And now another story of new Coronavirus Flight Requirements causing troubles for passengers; A mother travelling from Fort Myers in Florida, to Chicago said she was escorted off her Southwest Airline flight on Saturday 12 September, because her 2-year-old son was snacking prior to takeoff and so wasn’t wearing his mask.
What happened here?
The mother – 34-year-old Jodi Degyansky, said she wants airlines to have more compassion for parents who have toddlers that might have difficulty wearing their masks for a long time. “We are trying to get used to it, but he’s 2,” she said.
Degyansky said she flew to Florida to visit her family in Naples. On her arrival flight to Southwest Florida International Airport, the flight attendants were much more understanding however “On the way back I was surprised the flight attendants were much stricter,”
Degyansky said she boarded the flight with her son, Hayes, where he took off his mask to eat some of the snacks that were served. On multiple occasions, a flight attendant told her that he needed to be masked, but he was eating, she said. The plane had already left the gate, but returned for staff to escort them off the flight. For about 15 minutes, Degyansky argued with airline staff that her son had his mask back on now, but they did not listen to her and went ahead with a removal from the flight anyway.
Was this lawful?
According to CDC guidelines, children 2 years and older should wear a mask over their nose and mouth if its difficult to social distance. This is dissimilar to other countries such as the UK and EU, where guidance instead only recommends masks for children over the age of 12.

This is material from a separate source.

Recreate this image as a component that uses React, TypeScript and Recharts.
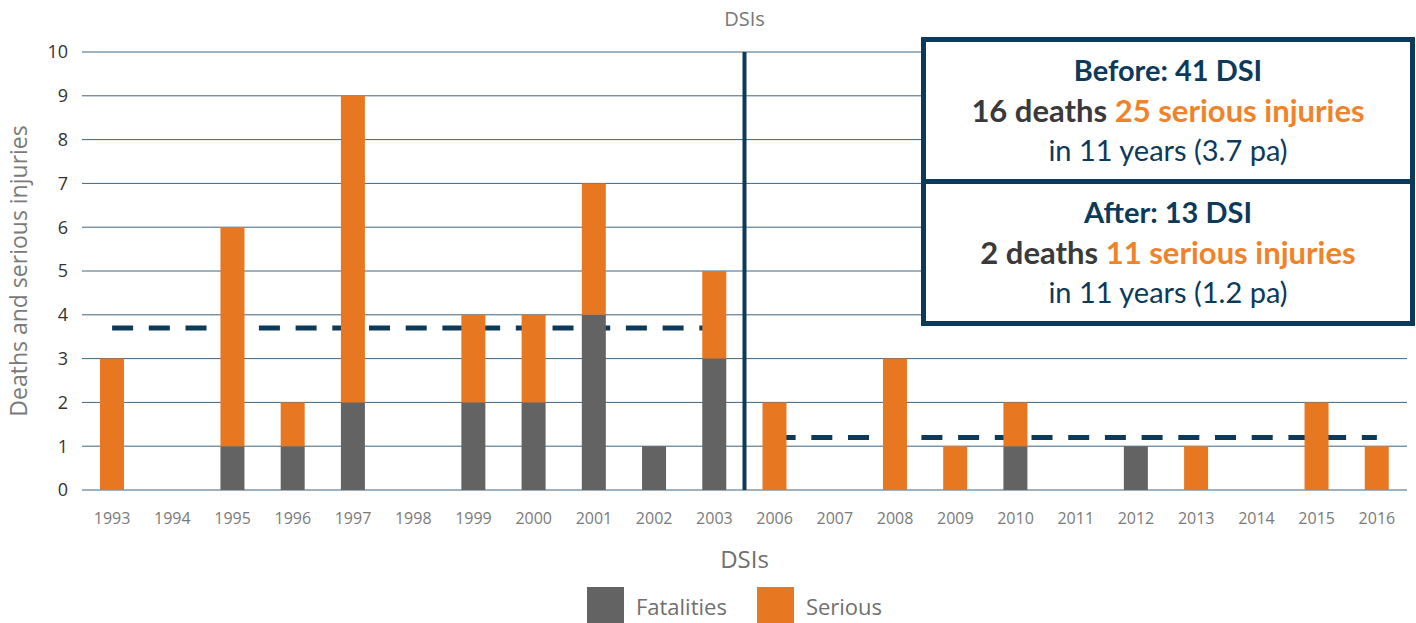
import React from "react";
import {
  Bar,
  BarChart,
  CartesianGrid,
  Legend,
  ReferenceLine,
  XAxis,
  YAxis,
} from "recharts";

if (typeof document !== "undefined") document.body.style.margin = "0";

// data
const years = [
  "1993", "1994", "1995", "1996", "1997", "1998", "1999", "2000", "2001", "2002", "2003",
  "2006", "2007", "2008", "2009", "2010", "2011", "2012", "2013", "2014", "2015", "2016",
];
const fatalities = [0, 0, 1, 1, 2, 0, 2, 2, 4, 1, 3, 0, 0, 0, 0, 1, 0, 1, 0, 0, 0, 0];
const serious = [3, 0, 5, 1, 7, 0, 2, 2, 3, 0, 2, 2, 0, 3, 1, 1, 0, 0, 1, 0, 2, 1];
const yTicks = [0, 1, 2, 3, 4, 5, 6, 7, 8, 9, 10];
const beforeAvg = 3.7;
const afterAvg = 1.2;
const before = { first: "1993", last: "2003" };
const after = { first: "2006", last: "2016" };

const data = years.map((year, i) => ({
  year,
  fatalities: fatalities[i],
  serious: serious[i],
}));

const NAVY = "#0c3a5b";
const GREY = "#636363";
const ORANGE = "#e87722";
const FONT = "'Open Sans', sans-serif";

const YLabel = ({ viewBox }: any) => {
  const cx = 18;
  const cy = viewBox.y + viewBox.height / 2;
  return (
    <text
      x={cx}
      y={cy}
      transform={`rotate(-90 ${cx} ${cy})`}
      textAnchor="middle"
      dominantBaseline="central"
      fill="#7a7a7a"
      fontSize={23}
      fontFamily={FONT}
    >
      Deaths and serious injuries
    </text>
  );
};

const LegendContent = ({ payload }: any) => (
  <div
    style={{
      display: "flex",
      justifyContent: "center",
      gap: 30,
      fontFamily: FONT,
      paddingTop: 17,
      paddingLeft: 62,
    }}
  >
    {(payload || []).map((p: any) => (
      <div key={p.value} style={{ display: "flex", alignItems: "center", gap: 12 }}>
        <span style={{ width: 37, height: 37, background: p.color, display: "inline-block" }} />
        <span style={{ fontSize: 22, color: "#707070" }}>{p.value}</span>
      </div>
    ))}
  </div>
);

const boxText: React.CSSProperties = {
  textAlign: "center",
  fontFamily: "Lato, sans-serif",
  lineHeight: "40px",
  color: NAVY,
};

export default function App() {
  return (
    <div style={{ position: "relative", width: 1416, height: 623, background: "#fff" }}>
      <BarChart
        width={1416}
        height={623}
        data={data}
        margin={{ top: 52, right: 9, bottom: 0, left: 0 }}
        barSize={24}
      >
        <CartesianGrid vertical={false} stroke="#3d6582" strokeWidth={1} />
        <XAxis
          dataKey="year"
          tickLine={false}
          axisLine={false}
          tickMargin={17}
          height={80}
          interval={0}
          tick={{ fontSize: 16, fill: "#7a7a7a", fontFamily: FONT }}
          label={{
            value: "DSIs",
            position: "insideBottom",
            offset: 2,
            style: { fontSize: 24, fill: "#707070", fontFamily: FONT },
          }}
        />
        <YAxis
          width={82}
          domain={[0, 10]}
          ticks={yTicks}
          tickLine={false}
          axisLine={false}
          tickSize={0}
          tickMargin={14}
          tick={{ fontSize: 18, fill: "#333", fontFamily: FONT }}
          label={<YLabel />}
        />
        <ReferenceLine
          segment={[
            { x: before.first, y: beforeAvg },
            { x: before.last, y: beforeAvg },
          ]}
          stroke={NAVY}
          strokeWidth={5}
          strokeDasharray="21 15.7"
          zIndex={100}
        />
        <ReferenceLine
          segment={[
            { x: after.first, y: afterAvg },
            { x: after.last, y: afterAvg },
          ]}
          stroke={NAVY}
          strokeWidth={5}
          strokeDasharray="21 15.7"
          zIndex={100}
        />
        <Bar dataKey="fatalities" name="Fatalities" stackId="a" fill={GREY} isAnimationActive={false} />
        <Bar dataKey="serious" name="Serious" stackId="a" fill={ORANGE} isAnimationActive={false} />
        <ReferenceLine
          x={after.first}
          position="start"
          stroke={NAVY}
          strokeWidth={4}
          label={{
            value: "DSIs",
            position: "top",
            offset: 26,
            style: { fontSize: 20, fill: "#777", fontFamily: FONT },
          }}
        />
        <Legend verticalAlign="bottom" height={53} content={<LegendContent />} />
      </BarChart>

      <div
        style={{
          position: "absolute",
          left: 921,
          top: 37,
          width: 494,
          height: 289,
          boxSizing: "border-box",
          border: `5px solid ${NAVY}`,
          background: "#fff",
          display: "flex",
          flexDirection: "column",
        }}
      >
        <div style={{ ...boxText, flex: 1, paddingTop: 8, borderBottom: `5px solid ${NAVY}` }}>
          <div style={{ fontWeight: 700, fontSize: 29 }}>Before: 41 DSI</div>
          <div style={{ fontWeight: 700, fontSize: 31 }}>
            <span style={{ color: "#3a3a3a" }}>16 deaths </span>
            <span style={{ color: "#f0832a" }}>25 serious injuries</span>
          </div>
          <div style={{ fontSize: 29 }}>in 11 years (3.7 pa)</div>
        </div>
        <div style={{ ...boxText, flex: 1, paddingTop: 8 }}>
          <div style={{ fontWeight: 700, fontSize: 29 }}>After: 13 DSI</div>
          <div style={{ fontWeight: 700, fontSize: 31 }}>
            <span style={{ color: "#3a3a3a" }}>2 deaths </span>
            <span style={{ color: "#f0832a" }}>11 serious injuries</span>
          </div>
          <div style={{ fontSize: 29 }}>in 11 years (1.2 pa)</div>
        </div>
      </div>
    </div>
  );
}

“My toddler who literally turned 2 two weeks ago. … I know you have to draw the line but let’s be a little compassionate with everyone’s individual circumstances,”
Degyansky said a flight attendant told her that parents were using snacks and chips as an excuse to not put masks on their toddlers and it did not make her child exempt from wearing a mask for the flight.
She said it was humiliating to have the plane return to the gate so she could be escorted off. According to her, the airline offered to find her another flight for later in the day, but none were direct to Chicago until two-days later on Monday, she said. Instead, she was forced to book a flight on American Airlines, costing an extra $600.